WHAT THE EXERCISE ASKS
Copy each line of the listing below exactly.

---------- DATA EXCERPT ----------

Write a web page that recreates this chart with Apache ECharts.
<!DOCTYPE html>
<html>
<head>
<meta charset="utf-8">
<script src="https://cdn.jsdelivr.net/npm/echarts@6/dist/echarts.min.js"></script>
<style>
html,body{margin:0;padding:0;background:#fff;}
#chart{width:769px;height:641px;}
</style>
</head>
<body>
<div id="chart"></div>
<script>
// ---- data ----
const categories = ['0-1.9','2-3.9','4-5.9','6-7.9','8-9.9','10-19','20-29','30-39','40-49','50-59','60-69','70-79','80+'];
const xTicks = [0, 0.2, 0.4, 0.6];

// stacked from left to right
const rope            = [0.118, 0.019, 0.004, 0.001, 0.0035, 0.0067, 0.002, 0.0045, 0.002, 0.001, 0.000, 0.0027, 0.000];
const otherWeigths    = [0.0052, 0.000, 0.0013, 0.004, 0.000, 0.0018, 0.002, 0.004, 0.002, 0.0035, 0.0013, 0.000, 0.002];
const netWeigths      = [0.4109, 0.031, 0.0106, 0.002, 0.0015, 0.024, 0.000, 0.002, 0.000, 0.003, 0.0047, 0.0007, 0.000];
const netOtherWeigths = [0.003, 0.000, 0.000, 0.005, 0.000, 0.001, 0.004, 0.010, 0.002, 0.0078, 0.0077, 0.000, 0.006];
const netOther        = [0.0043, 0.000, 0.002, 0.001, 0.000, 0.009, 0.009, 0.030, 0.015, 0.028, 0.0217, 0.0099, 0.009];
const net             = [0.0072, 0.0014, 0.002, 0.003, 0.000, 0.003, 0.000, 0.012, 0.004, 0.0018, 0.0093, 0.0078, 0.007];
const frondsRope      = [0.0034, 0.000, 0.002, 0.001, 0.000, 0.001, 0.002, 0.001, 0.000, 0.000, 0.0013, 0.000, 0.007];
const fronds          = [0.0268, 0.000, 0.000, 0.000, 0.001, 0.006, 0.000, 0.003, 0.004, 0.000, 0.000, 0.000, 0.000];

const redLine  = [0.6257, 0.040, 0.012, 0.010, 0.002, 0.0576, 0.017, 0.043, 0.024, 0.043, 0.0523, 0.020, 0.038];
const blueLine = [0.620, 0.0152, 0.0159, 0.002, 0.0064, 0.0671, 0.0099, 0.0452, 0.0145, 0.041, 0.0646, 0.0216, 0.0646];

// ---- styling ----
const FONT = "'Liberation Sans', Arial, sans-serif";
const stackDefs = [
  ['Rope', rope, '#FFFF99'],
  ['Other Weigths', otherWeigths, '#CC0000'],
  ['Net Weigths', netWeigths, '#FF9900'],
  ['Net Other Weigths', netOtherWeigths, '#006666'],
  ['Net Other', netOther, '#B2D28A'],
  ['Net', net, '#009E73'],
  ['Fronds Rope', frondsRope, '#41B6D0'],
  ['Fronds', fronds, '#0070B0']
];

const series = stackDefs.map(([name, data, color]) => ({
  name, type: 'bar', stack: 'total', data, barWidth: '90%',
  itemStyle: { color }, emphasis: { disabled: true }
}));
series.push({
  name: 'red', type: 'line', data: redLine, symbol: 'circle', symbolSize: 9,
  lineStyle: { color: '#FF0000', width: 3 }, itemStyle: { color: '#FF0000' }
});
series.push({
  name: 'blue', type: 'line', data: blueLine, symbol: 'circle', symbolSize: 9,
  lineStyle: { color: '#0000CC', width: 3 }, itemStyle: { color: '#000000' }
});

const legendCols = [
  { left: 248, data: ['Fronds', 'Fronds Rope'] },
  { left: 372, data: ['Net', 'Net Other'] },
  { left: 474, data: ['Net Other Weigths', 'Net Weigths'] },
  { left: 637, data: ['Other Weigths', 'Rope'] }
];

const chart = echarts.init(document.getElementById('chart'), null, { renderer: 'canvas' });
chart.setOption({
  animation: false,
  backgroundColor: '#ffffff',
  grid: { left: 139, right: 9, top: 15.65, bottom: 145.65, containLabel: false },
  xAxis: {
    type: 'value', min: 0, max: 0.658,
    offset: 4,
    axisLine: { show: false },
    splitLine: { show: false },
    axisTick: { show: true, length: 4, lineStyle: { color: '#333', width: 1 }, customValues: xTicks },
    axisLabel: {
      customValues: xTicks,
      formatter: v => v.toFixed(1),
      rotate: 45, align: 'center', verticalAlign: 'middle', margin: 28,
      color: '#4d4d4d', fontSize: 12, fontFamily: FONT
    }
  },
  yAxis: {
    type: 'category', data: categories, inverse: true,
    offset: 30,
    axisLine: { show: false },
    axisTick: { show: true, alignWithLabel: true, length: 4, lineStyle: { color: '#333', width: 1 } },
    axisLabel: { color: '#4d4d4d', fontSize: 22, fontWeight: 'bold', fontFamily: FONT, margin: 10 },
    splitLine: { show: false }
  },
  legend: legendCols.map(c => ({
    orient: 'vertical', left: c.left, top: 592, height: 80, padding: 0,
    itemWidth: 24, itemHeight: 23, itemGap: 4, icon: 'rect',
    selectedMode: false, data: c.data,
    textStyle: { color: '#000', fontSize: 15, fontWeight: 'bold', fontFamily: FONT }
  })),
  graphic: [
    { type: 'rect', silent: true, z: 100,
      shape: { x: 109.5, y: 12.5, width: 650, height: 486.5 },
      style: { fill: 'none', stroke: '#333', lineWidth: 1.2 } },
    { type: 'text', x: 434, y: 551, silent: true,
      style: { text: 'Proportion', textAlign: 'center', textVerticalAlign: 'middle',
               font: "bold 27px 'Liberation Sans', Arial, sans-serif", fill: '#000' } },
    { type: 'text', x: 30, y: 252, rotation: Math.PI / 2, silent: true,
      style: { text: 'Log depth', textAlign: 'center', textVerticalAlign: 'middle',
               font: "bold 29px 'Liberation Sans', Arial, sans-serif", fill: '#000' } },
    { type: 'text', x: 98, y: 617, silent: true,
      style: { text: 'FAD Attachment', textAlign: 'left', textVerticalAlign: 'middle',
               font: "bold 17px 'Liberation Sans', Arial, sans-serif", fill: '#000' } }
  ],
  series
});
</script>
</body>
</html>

----------

RESPONSE BELOW
Write a web page that recreates this chart with Apache ECharts.
<!DOCTYPE html>
<html>
<head>
<meta charset="utf-8">
<script src="https://cdn.jsdelivr.net/npm/echarts@6/dist/echarts.min.js"></script>
<style>
html,body{margin:0;padding:0;background:#fff;}
#chart{width:769px;height:641px;}
</style>
</head>
<body>
<div id="chart"></div>
<script>
// ---- data ----
const categories = ['0-1.9','2-3.9','4-5.9','6-7.9','8-9.9','10-19','20-29','30-39','40-49','50-59','60-69','70-79','80+'];
const xTicks = [0, 0.2, 0.4, 0.6];

// stacked from left to right
const rope            = [0.118, 0.019, 0.004, 0.001, 0.0035, 0.0067, 0.002, 0.0045, 0.002, 0.001, 0.000, 0.0027, 0.000];
const otherWeigths    = [0.0052, 0.000, 0.0013, 0.004, 0.000, 0.0018, 0.002, 0.004, 0.002, 0.0035, 0.0013, 0.000, 0.002];
const netWeigths      = [0.4109, 0.031, 0.0106, 0.002, 0.0015, 0.024, 0.000, 0.002, 0.000, 0.003, 0.0047, 0.0007, 0.000];
const netOtherWeigths = [0.003, 0.000, 0.000, 0.005, 0.000, 0.001, 0.004, 0.010, 0.002, 0.0078, 0.0077, 0.000, 0.006];
const netOther        = [0.0043, 0.000, 0.002, 0.001, 0.000, 0.009, 0.009, 0.030, 0.015, 0.028, 0.0217, 0.0099, 0.009];
const net             = [0.0072, 0.0014, 0.002, 0.003, 0.000, 0.003, 0.000, 0.012, 0.004, 0.0018, 0.0093, 0.0078, 0.007];
const frondsRope      = [0.0034, 0.000, 0.002, 0.001, 0.000, 0.001, 0.002, 0.001, 0.000, 0.000, 0.0013, 0.000, 0.007];
const fronds          = [0.0268, 0.000, 0.000, 0.000, 0.001, 0.006, 0.000, 0.003, 0.004, 0.000, 0.000, 0.000, 0.000];

const redLine  = [0.6257, 0.040, 0.012, 0.010, 0.002, 0.0576, 0.017, 0.043, 0.024, 0.043, 0.0523, 0.020, 0.038];
const blueLine = [0.620, 0.0152, 0.0159, 0.002, 0.0064, 0.0671, 0.0099, 0.0452, 0.0145, 0.041, 0.0646, 0.0216, 0.0646];

// ---- styling ----
const FONT = "'Liberation Sans', Arial, sans-serif";
const stackDefs = [
  ['Rope', rope, '#FFFF99'],
  ['Other Weigths', otherWeigths, '#CC0000'],
  ['Net Weigths', netWeigths, '#FF9900'],
  ['Net Other Weigths', netOtherWeigths, '#006666'],
  ['Net Other', netOther, '#B2D28A'],
  ['Net', net, '#009E73'],
  ['Fronds Rope', frondsRope, '#41B6D0'],
  ['Fronds', fronds, '#0070B0']
];

const series = stackDefs.map(([name, data, color]) => ({
  name, type: 'bar', stack: 'total', data, barWidth: '90%',
  itemStyle: { color }, emphasis: { disabled: true }
}));
series.push({
  name: 'red', type: 'line', data: redLine, symbol: 'circle', symbolSize: 9,
  lineStyle: { color: '#FF0000', width: 3 }, itemStyle: { color: '#FF0000' }
});
series.push({
  name: 'blue', type: 'line', data: blueLine, symbol: 'circle', symbolSize: 9,
  lineStyle: { color: '#0000CC', width: 3 }, itemStyle: { color: '#000000' }
});

const legendCols = [
  { left: 248, data: ['Fronds', 'Fronds Rope'] },
  { left: 372, data: ['Net', 'Net Other'] },
  { left: 474, data: ['Net Other Weigths', 'Net Weigths'] },
  { left: 637, data: ['Other Weigths', 'Rope'] }
];

const chart = echarts.init(document.getElementById('chart'), null, { renderer: 'canvas' });
chart.setOption({
  animation: false,
  backgroundColor: '#ffffff',
  grid: { left: 139, right: 9, top: 15.65, bottom: 145.65, containLabel: false },
  xAxis: {
    type: 'value', min: 0, max: 0.658,
    offset: 4,
    axisLine: { show: false },
    splitLine: { show: false },
    axisTick: { show: true, length: 4, lineStyle: { color: '#333', width: 1 }, customValues: xTicks },
    axisLabel: {
      customValues: xTicks,
      formatter: v => v.toFixed(1),
      rotate: 45, align: 'center', verticalAlign: 'middle', margin: 28,
      color: '#4d4d4d', fontSize: 12, fontFamily: FONT
    }
  },
  yAxis: {
    type: 'category', data: categories, inverse: true,
    offset: 30,
    axisLine: { show: false },
    axisTick: { show: true, alignWithLabel: true, length: 4, lineStyle: { color: '#333', width: 1 } },
    axisLabel: { color: '#4d4d4d', fontSize: 22, fontWeight: 'bold', fontFamily: FONT, margin: 10 },
    splitLine: { show: false }
  },
  legend: legendCols.map(c => ({
    orient: 'vertical', left: c.left, top: 592, height: 80, padding: 0,
    itemWidth: 24, itemHeight: 23, itemGap: 4, icon: 'rect',
    selectedMode: false, data: c.data,
    textStyle: { color: '#000', fontSize: 15, fontWeight: 'bold', fontFamily: FONT }
  })),
  graphic: [
    { type: 'rect', silent: true, z: 100,
      shape: { x: 109.5, y: 12.5, width: 650, height: 486.5 },
      style: { fill: 'none', stroke: '#333', lineWidth: 1.2 } },
    { type: 'text', x: 434, y: 551, silent: true,
      style: { text: 'Proportion', textAlign: 'center', textVerticalAlign: 'middle',
               font: "bold 27px 'Liberation Sans', Arial, sans-serif", fill: '#000' } },
    { type: 'text', x: 30, y: 252, rotation: Math.PI / 2, silent: true,
      style: { text: 'Log depth', textAlign: 'center', textVerticalAlign: 'middle',
               font: "bold 29px 'Liberation Sans', Arial, sans-serif", fill: '#000' } },
    { type: 'text', x: 98, y: 617, silent: true,
      style: { text: 'FAD Attachment', textAlign: 'left', textVerticalAlign: 'middle',
               font: "bold 17px 'Liberation Sans', Arial, sans-serif", fill: '#000' } }
  ],
  series
});
</script>
</body>
</html>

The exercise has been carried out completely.